A Tyson spokesman has declined to respond to the accusation, but said that the company did not prohibit grinders from testing and that some of its customers did conduct some of their own testing, beyond the testing that Tyson performs.
The report by The Times focused on the hamburger patties that precipitated one of the 16 outbreaks of E. coli O157:H7 since 2007, and the injuries suffered by a children’s dance instructor, Stephanie Smith, now 22. While most E. coli victims recover, Ms. Smith developed kidney and brain injuries, and emerged from a coma partly paralyzed.
In a statement this week, Cargill, the food giant that made the hamburger eaten by Ms.
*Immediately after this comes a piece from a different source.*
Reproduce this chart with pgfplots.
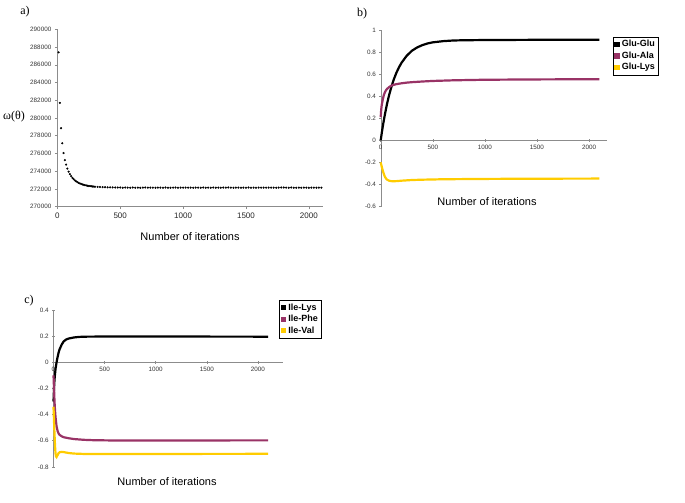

Smith, said it was committed to continuous improvements in food safety. “Our hearts go out to Ms. Smith and her family, as well as the others whose lives have been so affected by O157:H7,” Cargill said.
Like other hamburger grinders, Cargill tests its ground beef for the pathogen only after it mixes trim from multiple suppliers, and Cargill officials told the U.S.D.A. that they could not identify the slaughterhouse that shipped the tainted beef in Ms. Smith’s burger, company and government records showed. Slaughterhouses are viewed as the most likely source of E. coli because the pathogen emerges from fecal matter on hides and in the digestive tracts of cattle.